With deliveries of recreation vehicles (RV) from manufacturers to dealers roaring toward an all-time high, the North American RV industry is planning to accelerate its strong momentum by focusing its marketing efforts on three groups of consumers most likely to buy – Active Family Adventurers, Nature Lovers, and Kid-Free Adult Adventurers.Combined, this group of potential RVers represents 40% of U.S. households.
The three target groups were identified as part of a recent Go RVing Communications Planning Study conducted by Nielsen. The study provides new data about the demographics and psychographics of prospective and current RV buyers, and identifies effective marketing strategies for reaching both.
“This new consumer feedback provides a roadmap to our industry’s future,” said RVIA President Frank Hugelmeyer. “It helps us better understand consumer attitudes towards recreation vehicles and perceptions of the RV lifestyle so we can fine-tune our messages and outreach efforts and ultimately continue our favorable growth pattern.”
In general, the research showed that consumers in all three primary opportunity segments have favorable views towards RVs and the RV lifestyle. Just like RV owners, they like to take road trips and see RVing as a convenient way to explore the country, participate in outdoor activities and spend time with family and friends. Comfort, cost, and safety are the top factors considered by prospective purchasers.
Active Family Adventurers have children who significantly influence leisure trip decisions. They’re the most likely to have rented or owned an RV, to have visited an RV dealership, and to peruse RV and travel publications and websites. Of the three segments, this one contains the highest percentage of Gen Xers and African Americans.
Nature Lovers are likely to have tent camped or rented a cabin in the past two years. They enjoy visiting locations with natural beauty, seeking out lesser known destinations, and finding opportunities for outdoor sports and recreation. This group is younger, and uses travel-related apps on their smart phones or computers.
The study recommends that Go RVing reach out to Active Family Adventurers and Nature Lovers with family-friendly messages that convey how RVs offer a home away from home, unique freedoms and an easy way to escape and connect with nature. In addition, since the perceived expense of RV ownership is a key barrier, the study suggests focusing on long-term vacation savings.
Kid-Free Adult Adventurers relish trips that offer learning opportunities, romantic getaways, exploring lesser known destinations, visiting family, spending time in nature and attending sporting events. This segment has the second highest percentage of African Americans. For this group, the study recommends highlighting the freedom and convenience of RVing, including the ability to travel with pets, and focusing on entry level RV options with lower costs and features.
In terms of current RV owners, the study found that they love their RVs and the RV lifestyle. When asked about their overall RV experience with their RVs, 88% ranked it as good, very good or excellent, and the majority said that their expectations of RV ownership were either met or exceeded.
One-third of current owners are repeat buyers, with the conventional travel trailer being the most commonly owned type of RV among those surveyed. RV owners take an average of five trips per year in their RV, primarily to go camping at a variety of destinations.

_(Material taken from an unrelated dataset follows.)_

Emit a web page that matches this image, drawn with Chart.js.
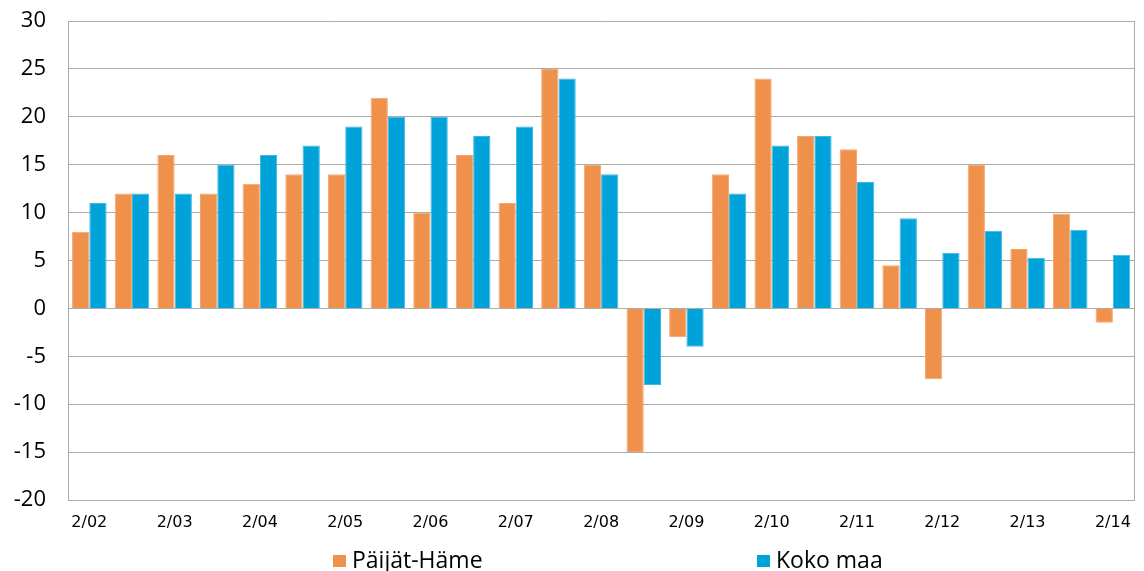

While owners say that the most important part of RV travel is having an opportunity to enjoy nature, 75% say that it’s important to have internet connectivity while travelling by RV.
In terms of what RV owners look for when making an RV purchase, comfort and cost top the list of important factors. Since only 20% of RV buyers surveyed bought the same brand, there’s an opportunity for manufactures to build stronger brand equity.
An executive summary of the entire study can be found at here.
The research was conducted via an online survey among 2,523 owners and prospects. Of the 1,518 prospects, fully 1,304 said they would consider an RV purchase. Respondents were all U.S. residents, aged 18+. Non-owners were 18-70 and were additionally screened for a minimum household income of $40K. All non-owners were also screened to ensure that they had taken at least one overnight trip in the past year. Data was weighted to be representative of the population of interest.